-- start of SOURCE MATERIAL --

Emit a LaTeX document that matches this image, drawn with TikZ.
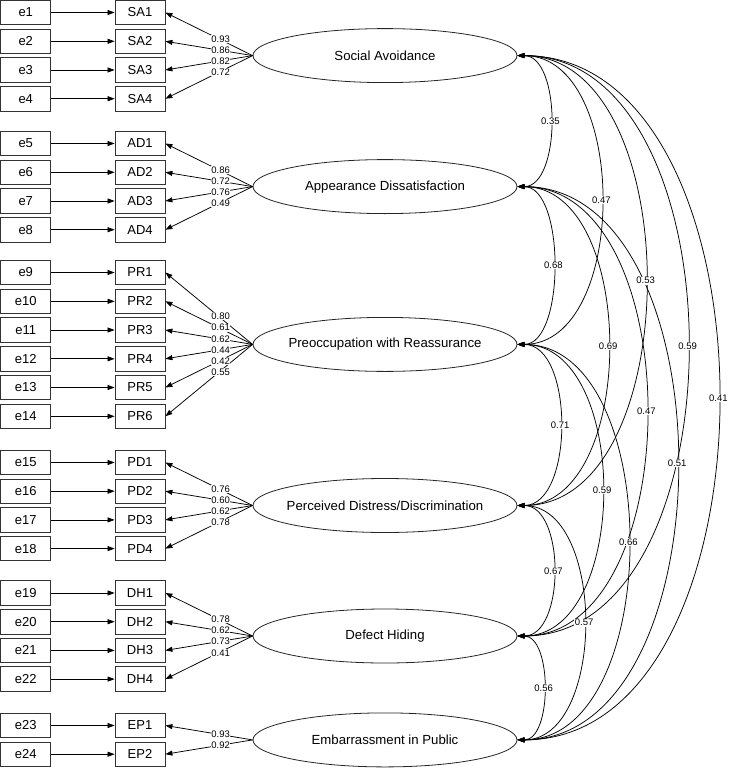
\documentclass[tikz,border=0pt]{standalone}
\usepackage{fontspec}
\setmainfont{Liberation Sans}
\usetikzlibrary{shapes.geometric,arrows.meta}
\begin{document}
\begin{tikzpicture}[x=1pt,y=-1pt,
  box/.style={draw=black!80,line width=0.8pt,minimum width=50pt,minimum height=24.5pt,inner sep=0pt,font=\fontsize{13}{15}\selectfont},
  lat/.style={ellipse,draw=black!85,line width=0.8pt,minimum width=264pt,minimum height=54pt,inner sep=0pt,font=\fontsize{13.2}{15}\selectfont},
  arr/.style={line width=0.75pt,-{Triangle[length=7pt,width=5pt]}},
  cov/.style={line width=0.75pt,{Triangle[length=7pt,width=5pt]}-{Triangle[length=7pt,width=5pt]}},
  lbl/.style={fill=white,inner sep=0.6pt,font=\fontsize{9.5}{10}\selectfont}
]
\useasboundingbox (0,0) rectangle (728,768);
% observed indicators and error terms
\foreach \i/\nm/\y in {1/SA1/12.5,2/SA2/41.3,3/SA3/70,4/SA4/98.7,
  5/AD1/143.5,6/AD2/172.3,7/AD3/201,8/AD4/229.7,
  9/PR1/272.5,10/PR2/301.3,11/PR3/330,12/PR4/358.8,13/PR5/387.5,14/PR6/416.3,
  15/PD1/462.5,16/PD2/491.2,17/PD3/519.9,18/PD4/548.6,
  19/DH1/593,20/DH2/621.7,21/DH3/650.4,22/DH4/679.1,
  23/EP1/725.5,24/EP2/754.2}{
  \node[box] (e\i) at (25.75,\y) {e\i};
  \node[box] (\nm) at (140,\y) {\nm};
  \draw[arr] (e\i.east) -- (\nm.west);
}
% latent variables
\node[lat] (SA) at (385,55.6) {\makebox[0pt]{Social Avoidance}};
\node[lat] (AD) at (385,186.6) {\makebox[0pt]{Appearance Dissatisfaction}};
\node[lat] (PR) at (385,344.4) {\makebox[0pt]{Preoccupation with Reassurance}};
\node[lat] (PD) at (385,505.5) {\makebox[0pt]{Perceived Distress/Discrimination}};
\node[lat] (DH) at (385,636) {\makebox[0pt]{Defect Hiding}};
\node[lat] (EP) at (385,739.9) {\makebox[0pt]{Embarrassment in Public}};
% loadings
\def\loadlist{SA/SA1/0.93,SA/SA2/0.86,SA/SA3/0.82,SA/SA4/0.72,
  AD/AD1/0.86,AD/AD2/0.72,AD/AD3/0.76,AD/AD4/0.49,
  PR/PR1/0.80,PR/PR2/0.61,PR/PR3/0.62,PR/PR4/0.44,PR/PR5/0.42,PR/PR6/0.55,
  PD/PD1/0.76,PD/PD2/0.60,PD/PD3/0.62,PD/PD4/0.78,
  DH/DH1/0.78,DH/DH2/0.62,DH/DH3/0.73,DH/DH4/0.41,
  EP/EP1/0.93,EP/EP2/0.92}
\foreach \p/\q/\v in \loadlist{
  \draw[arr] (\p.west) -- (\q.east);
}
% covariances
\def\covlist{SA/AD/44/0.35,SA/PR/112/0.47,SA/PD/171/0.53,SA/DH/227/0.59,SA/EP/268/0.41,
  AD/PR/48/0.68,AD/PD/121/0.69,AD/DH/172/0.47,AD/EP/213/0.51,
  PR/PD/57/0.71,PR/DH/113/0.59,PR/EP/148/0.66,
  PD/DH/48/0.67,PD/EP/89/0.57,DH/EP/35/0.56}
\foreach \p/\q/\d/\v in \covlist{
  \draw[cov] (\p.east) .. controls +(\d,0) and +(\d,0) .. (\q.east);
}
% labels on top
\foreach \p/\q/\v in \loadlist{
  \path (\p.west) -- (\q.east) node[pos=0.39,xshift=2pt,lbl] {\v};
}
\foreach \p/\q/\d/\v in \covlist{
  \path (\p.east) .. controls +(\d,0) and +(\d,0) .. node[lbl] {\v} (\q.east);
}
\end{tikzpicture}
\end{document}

-- end of SOURCE MATERIAL --

→ **EXERCISE AIM**
Every line of the material is to be quoted exactly, with no pictures carried over.

→ **ANSWER BELOW**
Emit a LaTeX document that matches this image, drawn with TikZ.
\documentclass[tikz,border=0pt]{standalone}
\usepackage{fontspec}
\setmainfont{Liberation Sans}
\usetikzlibrary{shapes.geometric,arrows.meta}
\begin{document}
\begin{tikzpicture}[x=1pt,y=-1pt,
  box/.style={draw=black!80,line width=0.8pt,minimum width=50pt,minimum height=24.5pt,inner sep=0pt,font=\fontsize{13}{15}\selectfont},
  lat/.style={ellipse,draw=black!85,line width=0.8pt,minimum width=264pt,minimum height=54pt,inner sep=0pt,font=\fontsize{13.2}{15}\selectfont},
  arr/.style={line width=0.75pt,-{Triangle[length=7pt,width=5pt]}},
  cov/.style={line width=0.75pt,{Triangle[length=7pt,width=5pt]}-{Triangle[length=7pt,width=5pt]}},
  lbl/.style={fill=white,inner sep=0.6pt,font=\fontsize{9.5}{10}\selectfont}
]
\useasboundingbox (0,0) rectangle (728,768);
% observed indicators and error terms
\foreach \i/\nm/\y in {1/SA1/12.5,2/SA2/41.3,3/SA3/70,4/SA4/98.7,
  5/AD1/143.5,6/AD2/172.3,7/AD3/201,8/AD4/229.7,
  9/PR1/272.5,10/PR2/301.3,11/PR3/330,12/PR4/358.8,13/PR5/387.5,14/PR6/416.3,
  15/PD1/462.5,16/PD2/491.2,17/PD3/519.9,18/PD4/548.6,
  19/DH1/593,20/DH2/621.7,21/DH3/650.4,22/DH4/679.1,
  23/EP1/725.5,24/EP2/754.2}{
  \node[box] (e\i) at (25.75,\y) {e\i};
  \node[box] (\nm) at (140,\y) {\nm};
  \draw[arr] (e\i.east) -- (\nm.west);
}
% latent variables
\node[lat] (SA) at (385,55.6) {\makebox[0pt]{Social Avoidance}};
\node[lat] (AD) at (385,186.6) {\makebox[0pt]{Appearance Dissatisfaction}};
\node[lat] (PR) at (385,344.4) {\makebox[0pt]{Preoccupation with Reassurance}};
\node[lat] (PD) at (385,505.5) {\makebox[0pt]{Perceived Distress/Discrimination}};
\node[lat] (DH) at (385,636) {\makebox[0pt]{Defect Hiding}};
\node[lat] (EP) at (385,739.9) {\makebox[0pt]{Embarrassment in Public}};
% loadings
\def\loadlist{SA/SA1/0.93,SA/SA2/0.86,SA/SA3/0.82,SA/SA4/0.72,
  AD/AD1/0.86,AD/AD2/0.72,AD/AD3/0.76,AD/AD4/0.49,
  PR/PR1/0.80,PR/PR2/0.61,PR/PR3/0.62,PR/PR4/0.44,PR/PR5/0.42,PR/PR6/0.55,
  PD/PD1/0.76,PD/PD2/0.60,PD/PD3/0.62,PD/PD4/0.78,
  DH/DH1/0.78,DH/DH2/0.62,DH/DH3/0.73,DH/DH4/0.41,
  EP/EP1/0.93,EP/EP2/0.92}
\foreach \p/\q/\v in \loadlist{
  \draw[arr] (\p.west) -- (\q.east);
}
% covariances
\def\covlist{SA/AD/44/0.35,SA/PR/112/0.47,SA/PD/171/0.53,SA/DH/227/0.59,SA/EP/268/0.41,
  AD/PR/48/0.68,AD/PD/121/0.69,AD/DH/172/0.47,AD/EP/213/0.51,
  PR/PD/57/0.71,PR/DH/113/0.59,PR/EP/148/0.66,
  PD/DH/48/0.67,PD/EP/89/0.57,DH/EP/35/0.56}
\foreach \p/\q/\d/\v in \covlist{
  \draw[cov] (\p.east) .. controls +(\d,0) and +(\d,0) .. (\q.east);
}
% labels on top
\foreach \p/\q/\v in \loadlist{
  \path (\p.west) -- (\q.east) node[pos=0.39,xshift=2pt,lbl] {\v};
}
\foreach \p/\q/\d/\v in \covlist{
  \path (\p.east) .. controls +(\d,0) and +(\d,0) .. node[lbl] {\v} (\q.east);
}
\end{tikzpicture}
\end{document}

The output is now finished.